Reproduce the full listing below unchanged, apart from the pictures.

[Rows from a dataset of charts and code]
>> BEGIN

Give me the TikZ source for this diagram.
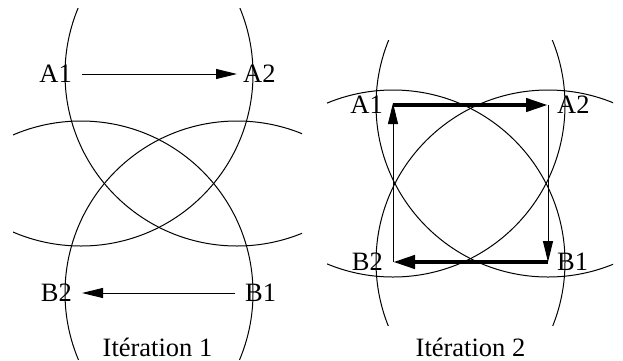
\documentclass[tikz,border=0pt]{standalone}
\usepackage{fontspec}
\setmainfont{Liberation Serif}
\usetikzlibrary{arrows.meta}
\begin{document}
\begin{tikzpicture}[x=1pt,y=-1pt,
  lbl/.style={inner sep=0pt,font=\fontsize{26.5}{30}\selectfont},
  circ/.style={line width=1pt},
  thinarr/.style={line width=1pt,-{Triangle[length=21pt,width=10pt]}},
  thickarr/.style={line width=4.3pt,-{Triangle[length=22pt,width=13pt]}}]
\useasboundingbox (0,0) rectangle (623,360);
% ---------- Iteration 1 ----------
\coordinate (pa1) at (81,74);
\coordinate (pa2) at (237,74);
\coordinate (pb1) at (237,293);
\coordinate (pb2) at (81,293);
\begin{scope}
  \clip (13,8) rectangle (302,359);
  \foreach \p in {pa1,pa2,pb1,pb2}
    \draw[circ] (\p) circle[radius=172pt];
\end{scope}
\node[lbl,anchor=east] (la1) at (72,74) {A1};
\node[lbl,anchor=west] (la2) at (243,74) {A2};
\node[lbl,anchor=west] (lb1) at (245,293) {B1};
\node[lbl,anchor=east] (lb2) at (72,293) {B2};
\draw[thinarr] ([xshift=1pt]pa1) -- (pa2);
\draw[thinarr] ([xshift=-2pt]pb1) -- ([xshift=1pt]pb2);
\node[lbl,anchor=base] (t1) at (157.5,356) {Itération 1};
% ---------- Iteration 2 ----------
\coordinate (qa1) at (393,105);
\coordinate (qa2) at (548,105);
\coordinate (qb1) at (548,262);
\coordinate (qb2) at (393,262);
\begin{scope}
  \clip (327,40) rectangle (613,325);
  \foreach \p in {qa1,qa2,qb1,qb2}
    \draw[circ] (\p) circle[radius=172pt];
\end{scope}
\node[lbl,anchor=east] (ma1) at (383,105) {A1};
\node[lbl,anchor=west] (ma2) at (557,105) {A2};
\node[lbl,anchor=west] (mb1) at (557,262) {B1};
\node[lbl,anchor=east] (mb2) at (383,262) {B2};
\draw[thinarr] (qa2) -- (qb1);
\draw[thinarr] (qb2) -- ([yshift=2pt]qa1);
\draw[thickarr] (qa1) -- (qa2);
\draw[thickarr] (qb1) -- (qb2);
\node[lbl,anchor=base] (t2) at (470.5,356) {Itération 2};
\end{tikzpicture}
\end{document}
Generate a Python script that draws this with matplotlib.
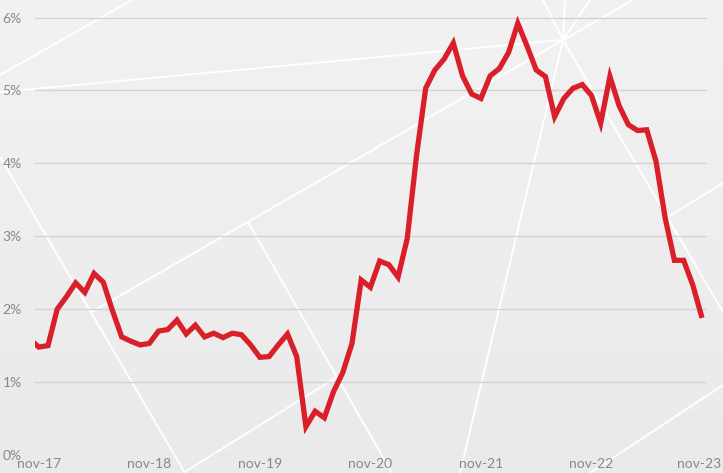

>> END

Correct answer
Give me the TikZ source for this diagram.
\documentclass[tikz,border=0pt]{standalone}
\usepackage{fontspec}
\setmainfont{Liberation Serif}
\usetikzlibrary{arrows.meta}
\begin{document}
\begin{tikzpicture}[x=1pt,y=-1pt,
  lbl/.style={inner sep=0pt,font=\fontsize{26.5}{30}\selectfont},
  circ/.style={line width=1pt},
  thinarr/.style={line width=1pt,-{Triangle[length=21pt,width=10pt]}},
  thickarr/.style={line width=4.3pt,-{Triangle[length=22pt,width=13pt]}}]
\useasboundingbox (0,0) rectangle (623,360);
% ---------- Iteration 1 ----------
\coordinate (pa1) at (81,74);
\coordinate (pa2) at (237,74);
\coordinate (pb1) at (237,293);
\coordinate (pb2) at (81,293);
\begin{scope}
  \clip (13,8) rectangle (302,359);
  \foreach \p in {pa1,pa2,pb1,pb2}
    \draw[circ] (\p) circle[radius=172pt];
\end{scope}
\node[lbl,anchor=east] (la1) at (72,74) {A1};
\node[lbl,anchor=west] (la2) at (243,74) {A2};
\node[lbl,anchor=west] (lb1) at (245,293) {B1};
\node[lbl,anchor=east] (lb2) at (72,293) {B2};
\draw[thinarr] ([xshift=1pt]pa1) -- (pa2);
\draw[thinarr] ([xshift=-2pt]pb1) -- ([xshift=1pt]pb2);
\node[lbl,anchor=base] (t1) at (157.5,356) {Itération 1};
% ---------- Iteration 2 ----------
\coordinate (qa1) at (393,105);
\coordinate (qa2) at (548,105);
\coordinate (qb1) at (548,262);
\coordinate (qb2) at (393,262);
\begin{scope}
  \clip (327,40) rectangle (613,325);
  \foreach \p in {qa1,qa2,qb1,qb2}
    \draw[circ] (\p) circle[radius=172pt];
\end{scope}
\node[lbl,anchor=east] (ma1) at (383,105) {A1};
\node[lbl,anchor=west] (ma2) at (557,105) {A2};
\node[lbl,anchor=west] (mb1) at (557,262) {B1};
\node[lbl,anchor=east] (mb2) at (383,262) {B2};
\draw[thinarr] (qa2) -- (qb1);
\draw[thinarr] (qb2) -- ([yshift=2pt]qa1);
\draw[thickarr] (qa1) -- (qa2);
\draw[thickarr] (qb1) -- (qb2);
\node[lbl,anchor=base] (t2) at (470.5,356) {Itération 2};
\end{tikzpicture}
\end{document}
Generate a Python script that draws this with matplotlib.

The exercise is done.